Buttons and zippers are arguably one of the most intricate and challenging fine motor skills your children will be faced with every day as your child gets older. Zippers on school jumpers, buttons on polo shirts or jeans the list goes on. So, what can you do to help your child develop their independence in these skills? Below are our top 10 OT tips to help your child grow their independence in buttons and zippers!
- Start with unbuttoning – Doing up buttons is tricky and requires two hands to be doing different jobs. This is among the first times your child will be practice this skill. To help your child develop this skill start with unbuttoning – focusing on having your child pinch and hold one side of the fabric while the other hand catches and pulls the button through.
- Practice posting coins through a vertical money bank/plastic lid – Practicing pinching and posting coins into money boxes is a great way to practice the fine motor skills required for successfully completing buttons. If possible, turn the money box so the slot is vertical to mimic the button slot. As your child is practicing this encourage them to use their pinching fingers to hold to coins. If you don’t have a money box at home a small cut to a plastic take-away container lid is a perfect option.
- Practice with larger buttons first – large buttons can help your child develop their confidence as awareness of the steps involved in successfully completing their buttons. It allows your child to clearly see where the button is going and practice lining up the button with the hole (exactly the same as posting coins). Encourage your child to “catch and pull the button” through other side after they have pushed it through.
- Playdough ‘catching’ the button/coin – To help practice catching and pulling the button through the fabric you can post buttons through playdough. Roll up small balls of playdough and flatten them into little “cookies” your child can then practice pushing buttons or coins through the playdough, turning the playdough over to catch and pull it out from the other side.
- Clothes on teddy/in your lap – As your child is developing their confidence in buttons practice doing up buttons with clothes that they are not wearing. You can have dress up teddy games practicing putting their clothes (including the buttons) on teddy. They can also practice buttons with shirts sitting in their lap. From this they can practice doing the buttons at the bottom of their shirt first as they are easier to see and work their way up.
- Threading bead necklaces – Threading beads is a great way to practice the visual motor skills and bilateral coordination (using both sides of the body together) required to complete zippers. If you child is doing well with this, make it more challenging by placing the string around the back of their neck, so they need to look down and place the bead on the string around their tummy and then pull it up (just like a zipper!).
- Get your child involved in parts of your dressing routine – they can help do up Mum or Dad’s zipper. This is a great opportunity to practice pinching fingers required to slot to zipper in at the base of the jumper and the strength required to hold it in place while you pull up.

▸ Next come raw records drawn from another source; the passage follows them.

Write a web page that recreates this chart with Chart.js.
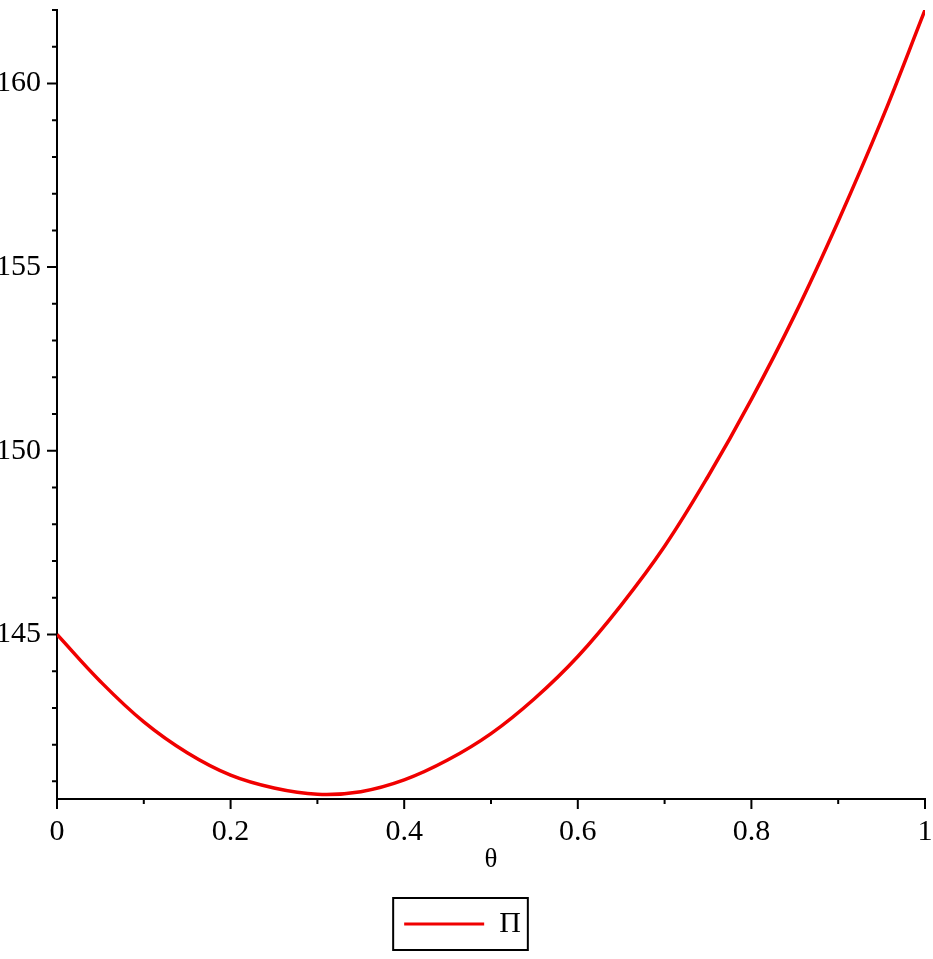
<!DOCTYPE html>
<html>
<head>
<meta charset="utf-8">
<script src="https://cdn.jsdelivr.net/npm/chart.js@4.4.1/dist/chart.umd.min.js"></script>
<style>
  html, body { margin: 0; padding: 0; background: #fff; }
  #wrap { width: 933px; height: 959px; }
</style>
</head>
<body>
<div id="wrap"><canvas id="chart" width="933" height="959"></canvas></div>
<script>
// values
const theta = [0, 0.05, 0.1, 0.15, 0.2, 0.25, 0.3, 0.35, 0.4, 0.45, 0.5,
  0.55, 0.6, 0.65, 0.7, 0.75, 0.8, 0.85, 0.9, 0.95, 1]
const piValues = [145.0, 143.72, 142.62, 141.78, 141.17, 140.82, 140.65, 140.72, 141.04, 141.58, 142.3,
  143.25, 144.4, 145.8, 147.4, 149.3, 151.4, 153.7, 156.25, 159.0, 162.0]

const xTickLabels = [0, 0.2, 0.4, 0.6, 0.8, 1]
const xMinorTicks = [0.1, 0.3, 0.5, 0.7, 0.9]
const yTickLabels = [145, 150, 155, 160]
const yMinorTicks = [141, 142, 143, 144, 146, 147, 148, 149, 151, 152, 153, 154, 156, 157, 158, 159, 161, 162]

const serif = "'Liberation Serif', 'DejaVu Serif', serif"

// Maple-style tick marks drawn outside the axes, plus the legend frame
const axisMarks = {
  id: "axisMarks",
  afterDraw(chart) {
    const ctx = chart.ctx
    const xs = chart.scales.x
    const ys = chart.scales.y
    const area = chart.chartArea
    ctx.save()
    ctx.strokeStyle = "#000"
    ctx.lineWidth = 2
    ctx.beginPath()
    xTickLabels.forEach((v) => {
      const px = xs.getPixelForValue(v)
      ctx.moveTo(px, area.bottom)
      ctx.lineTo(px, area.bottom + 10)
    })
    xMinorTicks.forEach((v) => {
      const px = xs.getPixelForValue(v)
      ctx.moveTo(px, area.bottom)
      ctx.lineTo(px, area.bottom + 5)
    })
    yTickLabels.forEach((v) => {
      const py = ys.getPixelForValue(v)
      ctx.moveTo(area.left, py)
      ctx.lineTo(area.left - 10, py)
    })
    yMinorTicks.forEach((v) => {
      const py = ys.getPixelForValue(v)
      ctx.moveTo(area.left, py)
      ctx.lineTo(area.left - 5, py)
    })
    ctx.stroke()

    const box = chart.legend.legendHitBoxes[0]
    if (box) {
      ctx.strokeRect(box.left - 11, box.top - 11, box.width + 18, box.height + 22)
    }
    ctx.restore()
  },
}

new Chart(document.getElementById("chart"), {
  type: "scatter",
  data: {
    datasets: [
      {
        label: "Π",
        data: theta.map((t, i) => ({ x: t, y: piValues[i] })),
        showLine: true,
        borderColor: "#f00000",
        backgroundColor: "#f00000",
        borderWidth: 3.5,
        pointRadius: 0,
        tension: 0.4,
      },
    ],
  },
  options: {
    responsive: false,
    animation: false,
    layout: { padding: { top: 10, right: 8, left: 0, bottom: 10 } },
    scales: {
      x: {
        type: "linear",
        min: 0,
        max: 1,
        afterBuildTicks: (s) => {
          s.ticks = xTickLabels.map((v) => ({ value: v }))
        },
        afterFit: (s) => {
          s.height = 100
          s.paddingLeft = 0
          s.paddingRight = 0
        },
        grid: { display: false, drawTicks: true, tickLength: 10 },
        border: { display: true, color: "#000", width: 2 },
        ticks: {
          color: "#000",
          padding: 5,
          maxRotation: 0,
          font: { family: serif, size: 30 },
          callback: (v) => String(v),
        },
        title: {
          display: true,
          text: "θ",
          color: "#000",
          font: { family: serif, size: 27 },
          padding: { top: 0, bottom: 23 },
        },
      },
      y: {
        type: "linear",
        min: 140.52,
        max: 162,
        afterBuildTicks: (s) => {
          s.ticks = yTickLabels.map((v) => ({ value: v }))
        },
        afterFit: (s) => {
          s.width = 57
          s.paddingTop = 0
          s.paddingBottom = 0
        },
        grid: { display: false, drawTicks: true, tickLength: 10 },
        border: { display: true, color: "#000", width: 2 },
        ticks: {
          color: "#000",
          padding: 6,
          font: { family: serif, size: 30 },
          callback: (v) => String(v),
        },
      },
    },
    plugins: {
      tooltip: { enabled: false },
      legend: {
        position: "bottom",
        labels: {
          color: "#000",
          boxWidth: 80,
          boxHeight: 3,
          padding: 10,
          font: { family: serif, size: 30 },
          generateLabels: (chart) =>
            Chart.defaults.plugins.legend.labels.generateLabels(chart).map((l) => ({ ...l, lineWidth: 0 })),
        },
      },
    },
  },
  plugins: [axisMarks],
})
</script>
</body>
</html>
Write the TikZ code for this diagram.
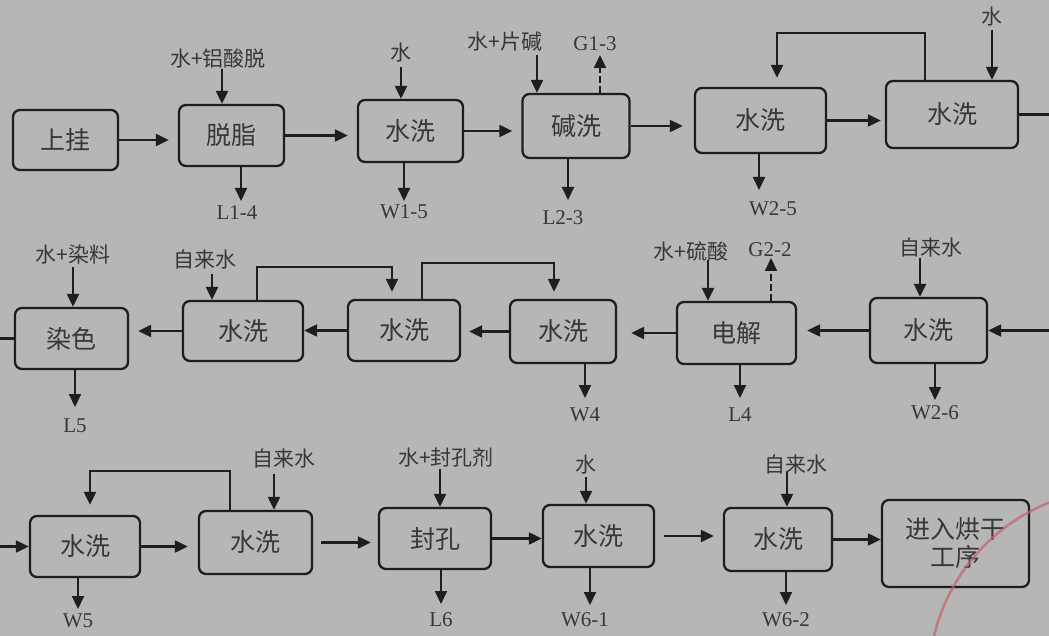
\documentclass[tikz,border=0pt]{standalone}
\usepackage{fontspec}
\setmainfont{Liberation Serif}
\newfontfamily\cjk{Noto Sans CJK SC}
\usetikzlibrary{arrows.meta,positioning}
\definecolor{paper}{RGB}{182,182,180}
\definecolor{ink}{RGB}{30,30,30}
\definecolor{txt}{RGB}{55,55,55}
\definecolor{stamp}{RGB}{196,96,108}

\begin{document}
\begin{tikzpicture}[x=1pt,y=-1pt,
  every node/.style={text=txt},
  box/.style={draw=ink,line width=2.3pt,rounded corners=7pt,minimum width=106pt,minimum height=62pt,inner sep=0pt,align=center,font=\cjk\fontsize{25}{28}\selectfont},
  cn/.style={inner sep=1pt,font=\cjk\fontsize{21}{23}\selectfont},
  lab/.style={inner sep=1pt,font=\fontsize{21}{23}\selectfont},
  pipe/.style={draw=ink,line width=2.1pt},
  arr/.style={pipe,-{Triangle[length=13pt,width=12pt]}},
  gas/.style={arr,dash pattern=on 7pt off 3pt},
  flow/.style={arr,shorten >=9pt}]
\useasboundingbox (0,0) rectangle (1049,636);
\fill[paper] (0,0) rectangle (1049,636);
\coordinate (l0) at (0,0);
\coordinate (r0) at (1049,0);

% row 1
\node[box,minimum width=105pt,minimum height=60pt] (gua) at (65.5,140) {上挂};
\node[box,minimum width=105pt,minimum height=61pt] (tuozhi) at (231.5,135.5) {脱脂};
\node[box,minimum width=105pt] (sx1) at (410.5,131) {水洗};
\node[box,minimum width=107pt,minimum height=64pt] (jianxi) at (576,126) {碱洗};
\node[box,minimum width=131pt,minimum height=65pt] (sx2) at (760.5,120.5) {水洗};
\node[box,minimum width=132pt,minimum height=67pt] (sx3) at (952,114.5) {水洗};

% row 2
\node[box,minimum width=113pt,minimum height=61pt] (ranse) at (71.5,338.5) {染色};
\node[box,minimum width=120pt,minimum height=60pt] (sx4) at (243,331) {水洗};
\node[box,minimum width=112pt,minimum height=61pt] (sx5) at (404,330.5) {水洗};
\node[box,minimum width=106pt,minimum height=63pt] (sx6) at (563,331.5) {水洗};
\node[box,minimum width=119pt] (dianjie) at (736.5,333) {电解};
\node[box,minimum width=117pt,minimum height=65pt] (sx7) at (928.5,330.5) {水洗};

% row 3
\node[box,minimum width=110pt,minimum height=61pt] (sx8) at (85,546.5) {水洗};
\node[box,minimum width=113pt,minimum height=63pt] (sx9) at (255.5,542.5) {水洗};
\node[box,minimum width=112pt,minimum height=61pt] (fengkong) at (435,538.5) {封孔};
\node[box,minimum width=111pt] (sx10) at (598.5,536) {水洗};
\node[box,minimum width=108pt,minimum height=63pt] (sx11) at (778,539.5) {水洗};
\node[box,minimum width=147pt,minimum height=87pt] (hongan) at (955.5,543.5) {进入烘干\\工序};

% main flow
\draw[flow] (gua.east) -- (gua.east -| tuozhi.west);
\draw[flow] (tuozhi.east) -- (tuozhi.east -| sx1.west);
\draw[flow] (sx1.east) -- (sx1.east -| jianxi.west);
\draw[flow,shorten >=11pt] (jianxi.east) -- (jianxi.east -| sx2.west);
\draw[flow,shorten >=4pt] (sx2.east) -- (sx2.east -| sx3.west);
\draw[pipe] (sx3.east) -- (sx3.east -| r0);
\draw[arr] (sx7.east -| r0) -- (sx7.east);
\draw[flow,shorten >=10pt] (sx7.west) -- (sx7.west -| dianjie.east);
\draw[flow,shorten >=14pt] (dianjie.west) -- (dianjie.west -| sx6.east);
\draw[flow,shorten >=8pt] (sx6.west) -- (sx6.west -| sx5.east);
\draw[arr] (sx5.west) -- (sx5.west -| sx4.east);
\draw[flow] (sx4.west) -- (sx4.west -| ranse.east);
\draw[pipe] (ranse.west) -- (ranse.west -| l0);
\draw[arr] (sx8.west -| l0) -- (sx8.west);
\draw[flow,shorten >=10pt] (sx8.east) -- (sx8.east -| sx9.west);
\draw[flow,shorten <=8pt,shorten >=7pt] (sx9.east) -- (sx9.east -| fengkong.west);
\draw[arr] (fengkong.east) -- (fengkong.east -| sx10.west);
\draw[flow,shorten <=9pt] (sx10.east) -- (sx10.east -| sx11.west);
\draw[arr] (sx11.east) -- (sx11.east -| hongan.west);

% recycle
\draw[flow] ([xshift=-27pt]sx3.north) -- ++(0,-47) -| ([xshift=16.5pt]sx2.north);
\draw[flow,shorten >=7pt] ([xshift=14pt]sx4.north) -- ++(0,-33) -| ([xshift=-12pt]sx5.north);
\draw[flow,shorten >=7pt] ([xshift=18pt]sx5.north) -- ++(0,-36) -| ([xshift=-9pt]sx6.north);
\draw[flow,shorten >=10pt] ([xshift=-25.5pt]sx9.north) -- ++(0,-39) -| ([xshift=5pt]sx8.north);

% feeds
\coordinate (i1) at (222,69);
\node[cn,above=0pt of i1,xshift=-4pt] (i1t) {水+铝酸脱};
\draw[arr] (i1) -- (i1 |- tuozhi.north);
\coordinate (i2) at (401,67);
\node[cn,above=4pt of i2] (i2t) {水};
\draw[arr] (i2) -- (i2 |- sx1.north);
\coordinate (i3) at (537,55);
\node[cn,above=3pt of i3,xshift=-32pt] (i3t) {水+片碱};
\draw[arr] (i3) -- (i3 |- jianxi.north);
\coordinate (i4) at (992,30);
\node[cn,above=3pt of i4] (i4t) {水};
\draw[arr] (i4) -- (i4 |- sx3.north);
\coordinate (i5) at (73,267);
\node[cn,above=2pt of i5] (i5t) {水+染料};
\draw[arr] (i5) -- (i5 |- ranse.north);
\coordinate (i6) at (212,274);
\node[cn,above=4pt of i6,xshift=-7pt] (i6t) {自来水};
\draw[arr] (i6) -- (i6 |- sx4.north);
\coordinate (i7) at (708,260);
\node[cn,above=-2pt of i7,xshift=-17pt] (i7t) {水+硫酸};
\draw[arr] (i7) -- (i7 |- dianjie.north);
\coordinate (i8) at (920,258);
\node[cn,above=0pt of i8,xshift=11pt] (i8t) {自来水};
\draw[arr] (i8) -- (i8 |- sx7.north);
\coordinate (i9) at (274,474);
\node[cn,above=5pt of i9,xshift=10pt] (i9t) {自来水};
\draw[arr] (i9) -- (i9 |- sx9.north);
\coordinate (i10) at (440,469);
\node[cn,above=1pt of i10,xshift=6pt] (i10t) {水+封孔剂};
\draw[arr] (i10) -- (i10 |- fengkong.north);
\coordinate (i11) at (586,477);
\node[cn,above=2pt of i11] (i11t) {水};
\draw[arr] (i11) -- (i11 |- sx10.north);
\coordinate (i12) at (787,472);
\node[cn,above=-3pt of i12,xshift=9pt] (i12t) {自来水};
\draw[arr] (i12) -- (i12 |- sx11.north);

% off-gas
\coordinate (g1) at (600,55);
\draw[gas] (g1 |- jianxi.north) -- (g1);
\node[lab,above=3pt of g1,xshift=-5pt] (g1t) {G1-3};
\coordinate (g2) at (771,258);
\draw[gas] (g2 |- dianjie.north) -- (g2);
\node[lab,above=0pt of g2,xshift=-1pt] (g2t) {G2-2};

% discharges
\coordinate (o1) at (241,201);
\draw[arr] (o1 |- tuozhi.south) -- (o1);
\node[lab,below=3pt of o1,xshift=-4pt] (o1t) {L1-4};
\coordinate (o2) at (404,201);
\draw[arr] (o2 |- sx1.south) -- (o2);
\node[lab,below=2pt of o2] (o2t) {W1-5};
\coordinate (o3) at (568,200);
\draw[arr] (o3 |- jianxi.south) -- (o3);
\node[lab,below=9pt of o3,xshift=-5pt] (o3t) {L2-3};
\coordinate (o4) at (759,190);
\draw[arr] (o4 |- sx2.south) -- (o4);
\node[lab,below=10pt of o4,xshift=14pt] (o4t) {W2-5};
\coordinate (o5) at (75,407);
\draw[arr] (o5 |- ranse.south) -- (o5);
\node[lab,below=11pt of o5] (o5t) {L5};
\coordinate (o6) at (585,398);
\draw[arr] (o6 |- sx6.south) -- (o6);
\node[lab,below=8pt of o6] (o6t) {W4};
\coordinate (o7) at (740,398);
\draw[arr] (o7 |- dianjie.south) -- (o7);
\node[lab,below=8pt of o7] (o7t) {L4};
\coordinate (o8) at (935,400);
\draw[arr] (o8 |- sx7.south) -- (o8);
\node[lab,below=4pt of o8] (o8t) {W2-6};
\coordinate (o9) at (78,609);
\draw[arr] (o9 |- sx8.south) -- (o9);
\node[lab,below=4pt of o9] (o9t) {W5};
\coordinate (o10) at (441,604);
\draw[arr] (o10 |- fengkong.south) -- (o10);
\node[lab,below=7pt of o10] (o10t) {L6};
\coordinate (o11) at (590,605);
\draw[arr] (o11 |- sx10.south) -- (o11);
\node[lab,below=6pt of o11,xshift=-5pt] (o11t) {W6-1};
\coordinate (o12) at (786,605);
\draw[arr] (o12 |- sx11.south) -- (o12);
\node[lab,below=6pt of o12] (o12t) {W6-2};

% stamp edge
\begin{scope}
\clip (0,0) rectangle (1049,636);
\draw[stamp,line width=2.5pt,opacity=0.7] (1120,680) circle[radius=191];
\end{scope}
\end{tikzpicture}
\end{document}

- Help break up the zipper task – Everyone is motivated by successes, and this includes your child. To help build their confidence and motivation to complete zipper tasks have your child complete the last steps of the zipper first (i.e., you place the zipper together, initiate the pull up and then your child can finish it) as they begin to master each step work backwards and build in the next component. (For example, initiating the zipper pull up, helping place the zipper in the base and so on).
- Add ribbon to the end of the zipper – Pinching onto small zippers can be a challenge for little hands – to make this component easier for your child as they are developing their fine motor control and dexterity tie a section of string through the zipper. This creates a longer pulley for your child to hold when completing their zipper.
- Give yourself time! – Developing independence in dressing is a slow and fiddly task as your child develops their fine motor skills, problem solving skills, concentration and many more. You don’t have to use every single dressing opportunity to practice dressing, set yourself up for success by picking the points of the day when you have those extra few minutes to sit down and go slower to practice the zipper.